The hike is exclusive to domestic customers as industrial clients benefit from economies of scale and their price structure is via negotiations with concessions embedded in them.
Zambia Sugar head of corporate affairs Lovemore Sievu told The Post that the country’s largest sugar producer had seen its cost of production surge, forcing it to revise upwards the consumer prices for sugar.
Sievu stressed that the price hike, which triggered on April 1, 2010 was meant to preserve the value of the company’s earnings, which had been eroded by the recent movements in the economic fundamentals.
“I can confirm that there has been an increase of 13 per cent for the year,” Sievu said. “This is due to the increase in the packaging cost and to take into account the consumer price index (CPI) which has increased and other costs such as other materials…and of course the fuel costs. But, in real terms, there is no price increase if you factor in the increase in inflation and other costs, we just want to preserve the value of our earnings. We don’t profiteer and our financial statements are available so that people can see…this price is a shelf price.”
Sievu said Zambia Sugar Plc annually revises its prices in line with inflationary trends and other related costs.
He said most sugar cane growers who get more than 50 per cent of the revenues from total sugar sales had also been hurt by inflationary pressures as their costs of doing business such as inputs and husbandry services had surged.
“Our price increase is within the inflationary range and also considering the wage increase for the workers this year,” he said.
Zambia Sugar Plc this year awarded all its unionised employees between 12 to 13 per cent salary increments.
Sievu, however, said the 13 per cent price hike was unique to the local market as sugar exports were subjected to international market dynamics both within the region and the European market.

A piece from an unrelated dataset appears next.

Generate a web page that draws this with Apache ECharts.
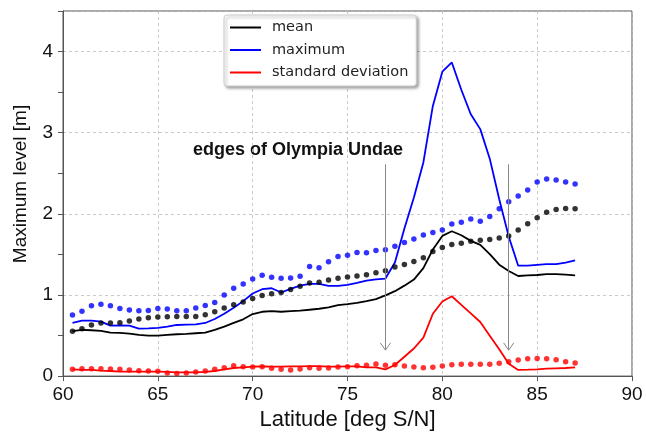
<!DOCTYPE html>
<html>
<head>
<meta charset="utf-8">
<script src="https://cdn.jsdelivr.net/npm/echarts@6/dist/echarts.min.js"></script>
<style>html,body{margin:0;padding:0;background:#fff}#c{width:646px;height:436px}</style>
</head>
<body>
<div id="c"></div>
<script>
const lat = [60.5,61,61.5,62,62.5,63,63.5,64,64.5,65,65.5,66,66.5,67,67.5,68,68.5,69,69.5,70,70.5,71,71.5,72,72.5,73,73.5,74,74.5,75,75.5,76,76.5,77,77.5,78,78.5,79,79.5,80,80.5,81,81.5,82,82.5,83,83.5,84,84.5,85,85.5,86,86.5,87];

const meanLine = [0.553,0.569,0.565,0.557,0.536,0.532,0.524,0.508,0.50,0.50,0.508,0.516,0.52,0.528,0.536,0.569,0.61,0.655,0.70,0.765,0.793,0.80,0.793,0.80,0.806,0.818,0.83,0.847,0.875,0.887,0.903,0.924,0.949,0.995,1.047,1.115,1.19,1.33,1.56,1.728,1.785,1.736,1.667,1.618,1.503,1.373,1.295,1.234,1.242,1.246,1.258,1.258,1.25,1.242];
const maxLine = [0.655,0.683,0.683,0.671,0.622,0.626,0.622,0.585,0.589,0.594,0.61,0.63,0.634,0.638,0.655,0.704,0.769,0.842,0.924,1.018,1.071,1.083,1.03,1.075,1.116,1.136,1.136,1.111,1.111,1.124,1.149,1.177,1.193,1.202,1.40,1.82,2.2,2.634,3.33,3.752,3.866,3.53,3.227,3.044,2.68,2.18,1.72,1.361,1.361,1.37,1.379,1.379,1.40,1.426];
const stdLine = [0.083,0.076,0.076,0.067,0.063,0.055,0.055,0.055,0.055,0.055,0.051,0.047,0.047,0.047,0.051,0.063,0.083,0.10,0.108,0.116,0.12,0.116,0.116,0.12,0.12,0.124,0.124,0.116,0.116,0.12,0.12,0.108,0.108,0.083,0.137,0.239,0.34,0.475,0.769,0.92,0.984,0.877,0.773,0.667,0.498,0.33,0.153,0.076,0.079,0.083,0.092,0.096,0.10,0.108];

const meanDots = [0.553,0.585,0.63,0.655,0.655,0.659,0.679,0.704,0.72,0.728,0.732,0.736,0.736,0.736,0.757,0.793,0.838,0.879,0.912,0.957,0.993,1.014,1.03,1.067,1.108,1.149,1.157,1.185,1.206,1.222,1.234,1.25,1.275,1.30,1.344,1.377,1.414,1.459,1.536,1.585,1.622,1.638,1.663,1.675,1.683,1.703,1.728,1.80,1.879,1.952,2.018,2.054,2.066,2.062];
const maxDots = [0.753,0.80,0.867,0.887,0.867,0.834,0.814,0.806,0.81,0.834,0.826,0.806,0.806,0.838,0.871,0.908,1.00,1.083,1.136,1.197,1.242,1.218,1.206,1.21,1.23,1.352,1.336,1.41,1.475,1.49,1.524,1.52,1.548,1.556,1.60,1.646,1.691,1.74,1.769,1.80,1.875,1.895,1.936,1.91,1.968,2.062,2.148,2.22,2.295,2.393,2.43,2.417,2.393,2.368];
const stdDots = [0.083,0.092,0.092,0.092,0.088,0.083,0.076,0.067,0.063,0.059,0.039,0.031,0.039,0.051,0.063,0.083,0.104,0.129,0.116,0.112,0.116,0.096,0.083,0.076,0.088,0.104,0.096,0.10,0.112,0.116,0.129,0.133,0.149,0.133,0.141,0.124,0.112,0.104,0.108,0.124,0.141,0.145,0.145,0.145,0.145,0.157,0.177,0.198,0.214,0.218,0.214,0.202,0.177,0.162];

const legendNames = ['mean','maximum','standard deviation'];
const xTicks = [60,65,70,75,80,85,90];
const yTicks = [0,1,2,3,4];
const edgeLatitudes = [77, 83.5];
const arrowTop = 2.61, arrowTip = 0.32;
const annotation = 'edges of Olympia Undae';
const yTitle = 'Maximum level [m]';
const xTitle = 'Latitude [deg S/N]';

const pair = (ys) => lat.map((x, i) => [x, ys[i]]);

// arrows: shaft + two short arms forming an open head
const arrowLines = [];
edgeLatitudes.forEach(x => {
  arrowLines.push([{coord: [x, arrowTop]}, {coord: [x, arrowTip]}]);
  arrowLines.push([{coord: [x - 0.27, arrowTip + 0.09]}, {coord: [x, arrowTip]}]);
  arrowLines.push([{coord: [x + 0.27, arrowTip + 0.09]}, {coord: [x, arrowTip]}]);
});

const FONT = '"Liberation Sans", Arial, sans-serif';
const chart = echarts.init(document.getElementById('c'), null, {renderer: 'canvas'});

function lineSeries(name, ys, color, extra) {
  return Object.assign({
    name, type: 'line', data: pair(ys), symbol: 'none', showSymbol: false,
    lineStyle: {color, width: 1.8}, itemStyle: {color}, z: 3, animation: false
  }, extra || {});
}
function dotSeries(name, ys, color) {
  return {
    name, type: 'scatter', data: pair(ys), symbol: 'circle', symbolSize: 5.5,
    itemStyle: {color}, z: 4, animation: false
  };
}

chart.setOption({
  animation: false,
  backgroundColor: '#fff',
  grid: {left: 63, right: 14, top: 11, bottom: 56.5, show: true, borderColor: '#555', borderWidth: 1, backgroundColor: 'transparent'},
  legend: {
    data: legendNames, orient: 'vertical', left: 224, top: 15,
    itemWidth: 31, itemHeight: 14, itemGap: 7.5,
    padding: [5, 8, 6, 5],
    itemStyle: {opacity: 0},
    backgroundColor: '#fff', borderColor: '#ccc', borderWidth: 1, borderRadius: 3,
    shadowColor: 'rgba(0,0,0,0.35)', shadowBlur: 3, shadowOffsetX: 2, shadowOffsetY: 2,
    textStyle: {fontFamily: '"DejaVu Sans", sans-serif', fontSize: 14.5, color: '#222', padding: [0, 0, 0, 6]}
  },
  xAxis: {
    type: 'value', min: xTicks[0], max: xTicks[xTicks.length - 1], interval: 5,
    name: xTitle, nameLocation: 'middle', nameGap: 28,
    nameTextStyle: {fontFamily: FONT, fontSize: 22, color: '#111'},
    axisLine: {show: true, lineStyle: {color: '#555', width: 1}},
    axisTick: {show: true, length: 5, inside: false, lineStyle: {color: '#555'}},
    axisLabel: {fontFamily: FONT, fontSize: 19, color: '#111', margin: 9},
    splitLine: {show: true, lineStyle: {color: '#bbb', type: [3, 3], width: 0.8}}
  },
  yAxis: [{
    type: 'value', min: 0, max: 4.5, interval: 1,
    axisLine: {show: true, lineStyle: {color: '#555', width: 1}},
    axisTick: {show: false},
    axisLabel: {fontFamily: FONT, fontSize: 19, color: '#111', margin: 10,
      formatter: v => (yTicks.indexOf(v) >= 0 ? String(v) : '')},
    splitLine: {show: true, lineStyle: {color: '#bbb', type: [3, 3], width: 0.8}}
  }, {
    type: 'value', min: 0, max: 4.5, interval: 0.5, position: 'left',
    axisLine: {show: true, lineStyle: {color: '#555', width: 1}},
    axisTick: {show: true, length: 5, lineStyle: {color: '#555'}},
    axisLabel: {show: false}, splitLine: {show: false}
  }],
  graphic: [{
    type: 'text', left: 193, top: 141,
    style: {text: annotation, fontFamily: FONT, fontWeight: 'bold', fontSize: 18, fill: '#111'}
  }, {
    type: 'text', x: 21, y: 184, rotation: Math.PI / 2,
    style: {text: yTitle, fontFamily: FONT, fontSize: 19, fill: '#111', align: 'center', verticalAlign: 'middle'}
  }],
  series: [
    lineSeries(legendNames[0], meanLine, '#000000', {
      markLine: {
        silent: true, symbol: ['none', 'none'], label: {show: false},
        lineStyle: {color: '#888', width: 1, type: 'solid'},
        data: arrowLines, animation: false
      }
    }),
    lineSeries(legendNames[1], maxLine, '#0000ff'),
    lineSeries(legendNames[2], stdLine, '#ff0000'),
    dotSeries('mean dots', meanDots, '#000000'),
    dotSeries('maximum dots', maxDots, '#0000ff'),
    dotSeries('std dots', stdDots, '#ff0000')
  ]
});
</script>
</body>
</html>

The local market consumes about 30 per cent of Zambia Sugar’s total output, which currently is estimated to be in excess of 300,000 metric tonnes.
The remainder is exported.
“In Zambia, we apply a national delivered price, meaning as Zambia Sugar, we pay for the actual cost of transportation of sugar to all parts of the country, be it in Kasama or Livingstone,” said Sievu. “But for exports, we do the (FOB) free on board, meaning the buyers have to take care of logistics for the sugar they buy from Mazabuka.”
Last week, Central Statistical Office (CSO) director Efreda Chulu explained that inflation has increased by 0.4 of a percentage point due to the increase in fuel in January.
The Energy Regulation Board (ERB) last January announced a 15 per cent increase in fuel prices, citing the rise in international crude oil prices which doubled since the last increment in December 2008 and the Treasury’s three per cent increment in excise duty on diesel this year.